--- BEGIN Records for the task ---
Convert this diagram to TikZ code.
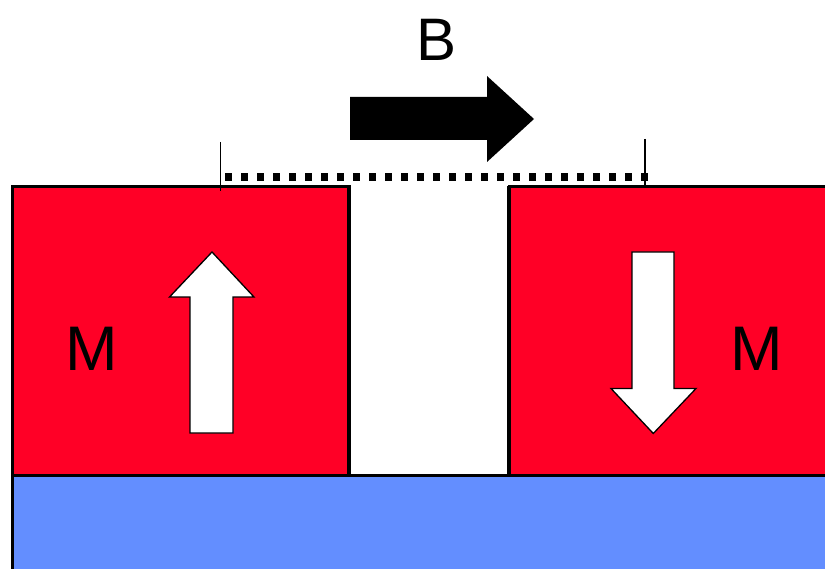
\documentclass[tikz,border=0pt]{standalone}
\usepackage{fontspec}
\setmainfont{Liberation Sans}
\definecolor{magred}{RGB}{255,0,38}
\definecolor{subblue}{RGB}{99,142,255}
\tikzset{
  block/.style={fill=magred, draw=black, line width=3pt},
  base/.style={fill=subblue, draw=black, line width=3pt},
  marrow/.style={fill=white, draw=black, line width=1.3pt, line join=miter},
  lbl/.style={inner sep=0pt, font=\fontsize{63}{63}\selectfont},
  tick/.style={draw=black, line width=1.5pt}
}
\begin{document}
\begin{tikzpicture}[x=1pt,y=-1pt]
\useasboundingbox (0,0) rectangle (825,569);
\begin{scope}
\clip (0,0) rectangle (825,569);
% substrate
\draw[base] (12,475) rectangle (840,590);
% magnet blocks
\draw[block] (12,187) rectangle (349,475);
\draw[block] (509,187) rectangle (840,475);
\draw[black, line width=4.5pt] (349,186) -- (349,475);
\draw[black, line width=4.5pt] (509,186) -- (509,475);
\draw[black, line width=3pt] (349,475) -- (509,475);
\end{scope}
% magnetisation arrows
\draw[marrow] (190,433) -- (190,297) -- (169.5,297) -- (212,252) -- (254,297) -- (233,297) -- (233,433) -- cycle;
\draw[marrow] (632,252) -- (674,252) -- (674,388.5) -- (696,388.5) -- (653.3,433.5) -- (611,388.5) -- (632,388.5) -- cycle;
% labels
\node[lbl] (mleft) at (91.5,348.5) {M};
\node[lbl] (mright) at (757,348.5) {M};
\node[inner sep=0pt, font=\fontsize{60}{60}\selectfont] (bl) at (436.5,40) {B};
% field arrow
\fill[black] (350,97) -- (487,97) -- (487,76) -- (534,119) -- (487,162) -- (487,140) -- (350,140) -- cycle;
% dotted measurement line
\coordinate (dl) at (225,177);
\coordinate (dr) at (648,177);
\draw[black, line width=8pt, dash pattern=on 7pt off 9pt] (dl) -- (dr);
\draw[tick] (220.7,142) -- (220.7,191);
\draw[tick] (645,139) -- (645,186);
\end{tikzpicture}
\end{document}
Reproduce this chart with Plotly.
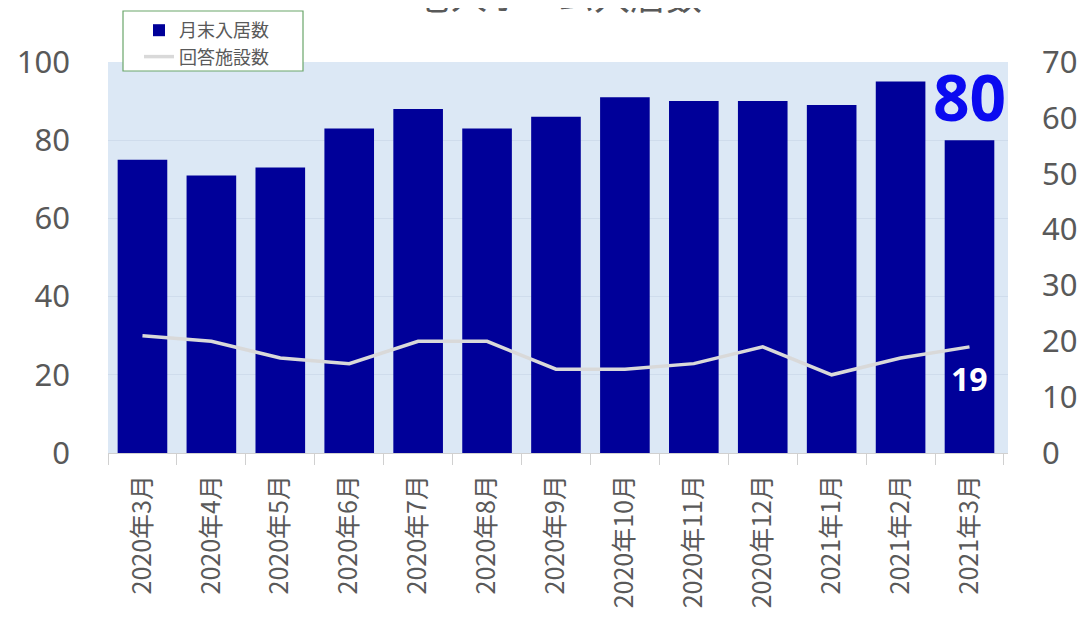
--- END Records for the task ---
* Work required: Quote the data above in full, leaving out the pictures it holds.

* Response to the task:
Convert this diagram to TikZ code.
\documentclass[tikz,border=0pt]{standalone}
\usepackage{fontspec}
\setmainfont{Liberation Sans}
\definecolor{magred}{RGB}{255,0,38}
\definecolor{subblue}{RGB}{99,142,255}
\tikzset{
  block/.style={fill=magred, draw=black, line width=3pt},
  base/.style={fill=subblue, draw=black, line width=3pt},
  marrow/.style={fill=white, draw=black, line width=1.3pt, line join=miter},
  lbl/.style={inner sep=0pt, font=\fontsize{63}{63}\selectfont},
  tick/.style={draw=black, line width=1.5pt}
}
\begin{document}
\begin{tikzpicture}[x=1pt,y=-1pt]
\useasboundingbox (0,0) rectangle (825,569);
\begin{scope}
\clip (0,0) rectangle (825,569);
% substrate
\draw[base] (12,475) rectangle (840,590);
% magnet blocks
\draw[block] (12,187) rectangle (349,475);
\draw[block] (509,187) rectangle (840,475);
\draw[black, line width=4.5pt] (349,186) -- (349,475);
\draw[black, line width=4.5pt] (509,186) -- (509,475);
\draw[black, line width=3pt] (349,475) -- (509,475);
\end{scope}
% magnetisation arrows
\draw[marrow] (190,433) -- (190,297) -- (169.5,297) -- (212,252) -- (254,297) -- (233,297) -- (233,433) -- cycle;
\draw[marrow] (632,252) -- (674,252) -- (674,388.5) -- (696,388.5) -- (653.3,433.5) -- (611,388.5) -- (632,388.5) -- cycle;
% labels
\node[lbl] (mleft) at (91.5,348.5) {M};
\node[lbl] (mright) at (757,348.5) {M};
\node[inner sep=0pt, font=\fontsize{60}{60}\selectfont] (bl) at (436.5,40) {B};
% field arrow
\fill[black] (350,97) -- (487,97) -- (487,76) -- (534,119) -- (487,162) -- (487,140) -- (350,140) -- cycle;
% dotted measurement line
\coordinate (dl) at (225,177);
\coordinate (dr) at (648,177);
\draw[black, line width=8pt, dash pattern=on 7pt off 9pt] (dl) -- (dr);
\draw[tick] (220.7,142) -- (220.7,191);
\draw[tick] (645,139) -- (645,186);
\end{tikzpicture}
\end{document}
Reproduce this chart with Plotly.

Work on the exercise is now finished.